Problem details
Return precisely the span of lines from the top of the material below to the line containing "bot_yticks = [-2, 0, 2, 4, 6, 8, 10]", both included. Pictures are excluded.

Provided data
○ ○ ○ ○

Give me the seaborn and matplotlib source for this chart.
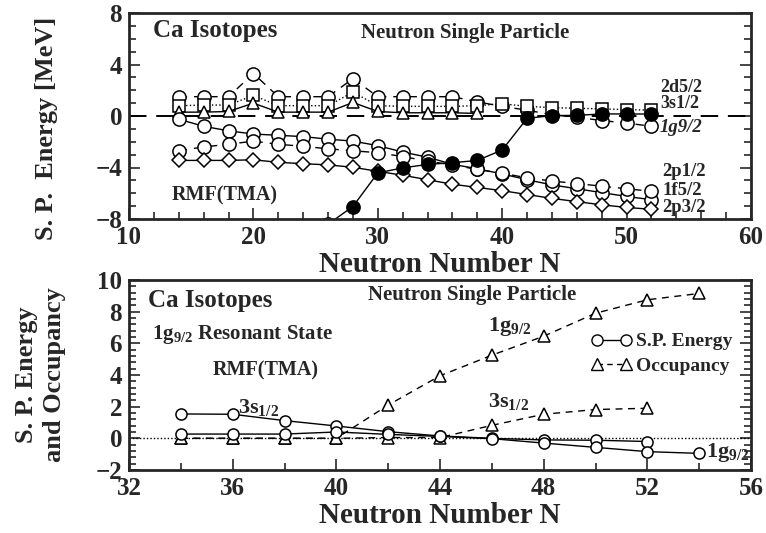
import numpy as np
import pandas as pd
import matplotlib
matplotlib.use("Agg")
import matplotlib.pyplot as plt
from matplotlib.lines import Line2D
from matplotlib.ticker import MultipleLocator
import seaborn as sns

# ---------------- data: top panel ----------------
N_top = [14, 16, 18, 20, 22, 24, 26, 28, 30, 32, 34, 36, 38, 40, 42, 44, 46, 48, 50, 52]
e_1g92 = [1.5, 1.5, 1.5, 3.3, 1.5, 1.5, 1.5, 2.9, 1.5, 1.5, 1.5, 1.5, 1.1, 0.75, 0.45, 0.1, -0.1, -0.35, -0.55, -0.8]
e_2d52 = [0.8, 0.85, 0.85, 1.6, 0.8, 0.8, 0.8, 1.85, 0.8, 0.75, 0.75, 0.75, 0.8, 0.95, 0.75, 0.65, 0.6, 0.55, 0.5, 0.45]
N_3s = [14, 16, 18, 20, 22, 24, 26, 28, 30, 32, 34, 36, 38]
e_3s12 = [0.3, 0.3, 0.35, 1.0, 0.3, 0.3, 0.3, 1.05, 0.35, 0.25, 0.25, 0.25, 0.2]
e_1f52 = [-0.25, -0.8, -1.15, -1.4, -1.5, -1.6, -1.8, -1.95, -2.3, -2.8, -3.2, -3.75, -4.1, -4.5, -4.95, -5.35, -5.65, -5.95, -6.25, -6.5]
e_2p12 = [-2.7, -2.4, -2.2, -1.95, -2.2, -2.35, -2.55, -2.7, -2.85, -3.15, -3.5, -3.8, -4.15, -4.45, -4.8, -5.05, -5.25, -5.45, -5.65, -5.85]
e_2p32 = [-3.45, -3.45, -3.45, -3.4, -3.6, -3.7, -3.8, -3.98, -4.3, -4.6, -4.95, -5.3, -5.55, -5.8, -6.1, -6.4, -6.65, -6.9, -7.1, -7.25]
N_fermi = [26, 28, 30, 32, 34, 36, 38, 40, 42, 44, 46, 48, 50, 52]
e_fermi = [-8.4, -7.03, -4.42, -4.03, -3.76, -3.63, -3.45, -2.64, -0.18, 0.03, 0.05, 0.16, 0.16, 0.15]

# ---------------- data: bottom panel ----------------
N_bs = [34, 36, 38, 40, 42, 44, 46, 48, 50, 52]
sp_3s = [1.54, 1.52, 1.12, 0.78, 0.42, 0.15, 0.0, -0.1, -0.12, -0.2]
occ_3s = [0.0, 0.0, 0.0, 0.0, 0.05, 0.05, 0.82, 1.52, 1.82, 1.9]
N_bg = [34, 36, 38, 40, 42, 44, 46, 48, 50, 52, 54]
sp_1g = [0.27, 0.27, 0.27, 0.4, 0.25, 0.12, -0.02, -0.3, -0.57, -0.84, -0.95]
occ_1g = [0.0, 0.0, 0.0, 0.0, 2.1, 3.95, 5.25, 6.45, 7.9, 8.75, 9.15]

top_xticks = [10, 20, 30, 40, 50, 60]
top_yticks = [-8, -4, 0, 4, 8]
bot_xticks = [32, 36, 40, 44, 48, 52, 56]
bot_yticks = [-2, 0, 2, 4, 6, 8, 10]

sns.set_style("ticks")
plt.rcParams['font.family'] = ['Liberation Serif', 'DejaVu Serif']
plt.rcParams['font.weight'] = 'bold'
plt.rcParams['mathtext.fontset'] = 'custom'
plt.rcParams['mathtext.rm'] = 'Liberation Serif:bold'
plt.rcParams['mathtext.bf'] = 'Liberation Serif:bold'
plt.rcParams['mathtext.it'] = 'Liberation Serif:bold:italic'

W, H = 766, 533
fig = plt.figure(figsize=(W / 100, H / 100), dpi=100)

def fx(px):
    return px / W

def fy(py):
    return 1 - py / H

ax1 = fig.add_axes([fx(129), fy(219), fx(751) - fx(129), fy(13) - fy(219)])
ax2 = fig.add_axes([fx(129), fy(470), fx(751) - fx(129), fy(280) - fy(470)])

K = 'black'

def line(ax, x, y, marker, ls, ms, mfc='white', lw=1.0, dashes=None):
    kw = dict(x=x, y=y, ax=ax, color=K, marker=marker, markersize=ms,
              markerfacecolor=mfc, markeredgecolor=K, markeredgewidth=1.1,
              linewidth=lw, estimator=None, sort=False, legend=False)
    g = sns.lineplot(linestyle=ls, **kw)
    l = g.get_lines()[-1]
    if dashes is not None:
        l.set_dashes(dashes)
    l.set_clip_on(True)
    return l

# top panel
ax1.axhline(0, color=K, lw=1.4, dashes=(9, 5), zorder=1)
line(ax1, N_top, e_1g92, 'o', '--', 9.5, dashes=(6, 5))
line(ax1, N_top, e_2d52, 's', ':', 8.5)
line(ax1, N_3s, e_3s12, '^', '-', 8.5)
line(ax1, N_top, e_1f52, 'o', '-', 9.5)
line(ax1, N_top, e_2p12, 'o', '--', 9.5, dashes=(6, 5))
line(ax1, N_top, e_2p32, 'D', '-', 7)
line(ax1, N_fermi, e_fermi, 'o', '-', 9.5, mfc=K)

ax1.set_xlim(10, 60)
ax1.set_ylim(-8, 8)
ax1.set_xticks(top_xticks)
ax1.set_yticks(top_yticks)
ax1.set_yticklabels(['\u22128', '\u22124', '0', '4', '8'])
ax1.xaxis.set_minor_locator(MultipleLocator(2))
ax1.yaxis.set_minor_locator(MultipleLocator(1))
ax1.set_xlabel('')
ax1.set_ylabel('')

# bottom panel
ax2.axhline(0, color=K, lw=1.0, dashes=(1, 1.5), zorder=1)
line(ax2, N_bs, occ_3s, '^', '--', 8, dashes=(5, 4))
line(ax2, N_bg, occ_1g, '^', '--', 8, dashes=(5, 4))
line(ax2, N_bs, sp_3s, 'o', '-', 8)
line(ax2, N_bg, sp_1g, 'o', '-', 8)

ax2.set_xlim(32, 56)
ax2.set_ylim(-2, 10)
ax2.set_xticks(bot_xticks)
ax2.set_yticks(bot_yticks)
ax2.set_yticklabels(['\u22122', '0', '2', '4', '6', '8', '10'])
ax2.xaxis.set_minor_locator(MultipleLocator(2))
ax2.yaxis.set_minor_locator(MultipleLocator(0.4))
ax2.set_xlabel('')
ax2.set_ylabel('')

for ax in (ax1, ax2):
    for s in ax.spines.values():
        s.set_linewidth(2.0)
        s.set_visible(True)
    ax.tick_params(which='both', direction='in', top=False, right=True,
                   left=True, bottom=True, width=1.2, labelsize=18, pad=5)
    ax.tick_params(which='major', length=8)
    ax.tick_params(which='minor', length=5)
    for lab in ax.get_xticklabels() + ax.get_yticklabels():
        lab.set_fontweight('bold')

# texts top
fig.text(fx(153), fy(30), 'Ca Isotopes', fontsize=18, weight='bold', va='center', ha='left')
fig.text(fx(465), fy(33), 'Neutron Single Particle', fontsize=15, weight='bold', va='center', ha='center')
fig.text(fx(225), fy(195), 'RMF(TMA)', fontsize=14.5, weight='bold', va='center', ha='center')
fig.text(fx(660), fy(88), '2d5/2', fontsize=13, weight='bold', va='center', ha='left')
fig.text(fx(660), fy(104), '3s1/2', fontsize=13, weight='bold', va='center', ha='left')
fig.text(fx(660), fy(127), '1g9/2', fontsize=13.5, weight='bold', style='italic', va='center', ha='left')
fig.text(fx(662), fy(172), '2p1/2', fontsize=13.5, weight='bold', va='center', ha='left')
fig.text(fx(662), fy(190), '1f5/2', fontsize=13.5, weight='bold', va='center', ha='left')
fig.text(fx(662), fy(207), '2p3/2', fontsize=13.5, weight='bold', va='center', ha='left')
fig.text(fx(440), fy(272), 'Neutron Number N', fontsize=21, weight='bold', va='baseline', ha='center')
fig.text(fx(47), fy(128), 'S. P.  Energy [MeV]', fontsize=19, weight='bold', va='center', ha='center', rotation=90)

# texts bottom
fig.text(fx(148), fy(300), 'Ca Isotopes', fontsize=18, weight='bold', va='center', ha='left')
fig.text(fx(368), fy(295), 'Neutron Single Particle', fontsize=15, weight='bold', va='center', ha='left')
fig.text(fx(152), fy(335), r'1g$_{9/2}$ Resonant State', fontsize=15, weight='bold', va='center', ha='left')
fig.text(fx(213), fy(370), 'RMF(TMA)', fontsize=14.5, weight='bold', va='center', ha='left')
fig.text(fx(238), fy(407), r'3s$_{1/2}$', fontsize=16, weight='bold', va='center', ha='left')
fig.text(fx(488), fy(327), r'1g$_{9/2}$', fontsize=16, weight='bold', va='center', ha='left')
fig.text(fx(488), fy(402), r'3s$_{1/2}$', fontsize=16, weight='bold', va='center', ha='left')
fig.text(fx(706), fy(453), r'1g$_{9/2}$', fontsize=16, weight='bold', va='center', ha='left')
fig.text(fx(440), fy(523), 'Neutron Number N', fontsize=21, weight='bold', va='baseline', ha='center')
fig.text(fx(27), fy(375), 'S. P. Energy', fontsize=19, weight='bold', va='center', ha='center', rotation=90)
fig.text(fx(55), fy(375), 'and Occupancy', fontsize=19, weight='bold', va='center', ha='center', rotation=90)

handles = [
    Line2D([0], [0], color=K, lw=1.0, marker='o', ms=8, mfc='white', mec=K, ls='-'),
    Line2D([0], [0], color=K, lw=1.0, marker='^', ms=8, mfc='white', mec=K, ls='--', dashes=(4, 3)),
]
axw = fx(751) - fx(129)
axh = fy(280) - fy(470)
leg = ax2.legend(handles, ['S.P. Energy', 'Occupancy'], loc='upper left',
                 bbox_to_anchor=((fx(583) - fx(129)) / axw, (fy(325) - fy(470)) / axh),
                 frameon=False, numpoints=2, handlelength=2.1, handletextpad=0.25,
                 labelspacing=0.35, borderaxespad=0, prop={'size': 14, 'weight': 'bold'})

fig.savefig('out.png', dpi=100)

○ ○ ○ ○

Exercise answer
Give me the seaborn and matplotlib source for this chart.
import numpy as np
import pandas as pd
import matplotlib
matplotlib.use("Agg")
import matplotlib.pyplot as plt
from matplotlib.lines import Line2D
from matplotlib.ticker import MultipleLocator
import seaborn as sns

# ---------------- data: top panel ----------------
N_top = [14, 16, 18, 20, 22, 24, 26, 28, 30, 32, 34, 36, 38, 40, 42, 44, 46, 48, 50, 52]
e_1g92 = [1.5, 1.5, 1.5, 3.3, 1.5, 1.5, 1.5, 2.9, 1.5, 1.5, 1.5, 1.5, 1.1, 0.75, 0.45, 0.1, -0.1, -0.35, -0.55, -0.8]
e_2d52 = [0.8, 0.85, 0.85, 1.6, 0.8, 0.8, 0.8, 1.85, 0.8, 0.75, 0.75, 0.75, 0.8, 0.95, 0.75, 0.65, 0.6, 0.55, 0.5, 0.45]
N_3s = [14, 16, 18, 20, 22, 24, 26, 28, 30, 32, 34, 36, 38]
e_3s12 = [0.3, 0.3, 0.35, 1.0, 0.3, 0.3, 0.3, 1.05, 0.35, 0.25, 0.25, 0.25, 0.2]
e_1f52 = [-0.25, -0.8, -1.15, -1.4, -1.5, -1.6, -1.8, -1.95, -2.3, -2.8, -3.2, -3.75, -4.1, -4.5, -4.95, -5.35, -5.65, -5.95, -6.25, -6.5]
e_2p12 = [-2.7, -2.4, -2.2, -1.95, -2.2, -2.35, -2.55, -2.7, -2.85, -3.15, -3.5, -3.8, -4.15, -4.45, -4.8, -5.05, -5.25, -5.45, -5.65, -5.85]
e_2p32 = [-3.45, -3.45, -3.45, -3.4, -3.6, -3.7, -3.8, -3.98, -4.3, -4.6, -4.95, -5.3, -5.55, -5.8, -6.1, -6.4, -6.65, -6.9, -7.1, -7.25]
N_fermi = [26, 28, 30, 32, 34, 36, 38, 40, 42, 44, 46, 48, 50, 52]
e_fermi = [-8.4, -7.03, -4.42, -4.03, -3.76, -3.63, -3.45, -2.64, -0.18, 0.03, 0.05, 0.16, 0.16, 0.15]

# ---------------- data: bottom panel ----------------
N_bs = [34, 36, 38, 40, 42, 44, 46, 48, 50, 52]
sp_3s = [1.54, 1.52, 1.12, 0.78, 0.42, 0.15, 0.0, -0.1, -0.12, -0.2]
occ_3s = [0.0, 0.0, 0.0, 0.0, 0.05, 0.05, 0.82, 1.52, 1.82, 1.9]
N_bg = [34, 36, 38, 40, 42, 44, 46, 48, 50, 52, 54]
sp_1g = [0.27, 0.27, 0.27, 0.4, 0.25, 0.12, -0.02, -0.3, -0.57, -0.84, -0.95]
occ_1g = [0.0, 0.0, 0.0, 0.0, 2.1, 3.95, 5.25, 6.45, 7.9, 8.75, 9.15]

top_xticks = [10, 20, 30, 40, 50, 60]
top_yticks = [-8, -4, 0, 4, 8]
bot_xticks = [32, 36, 40, 44, 48, 52, 56]
bot_yticks = [-2, 0, 2, 4, 6, 8, 10]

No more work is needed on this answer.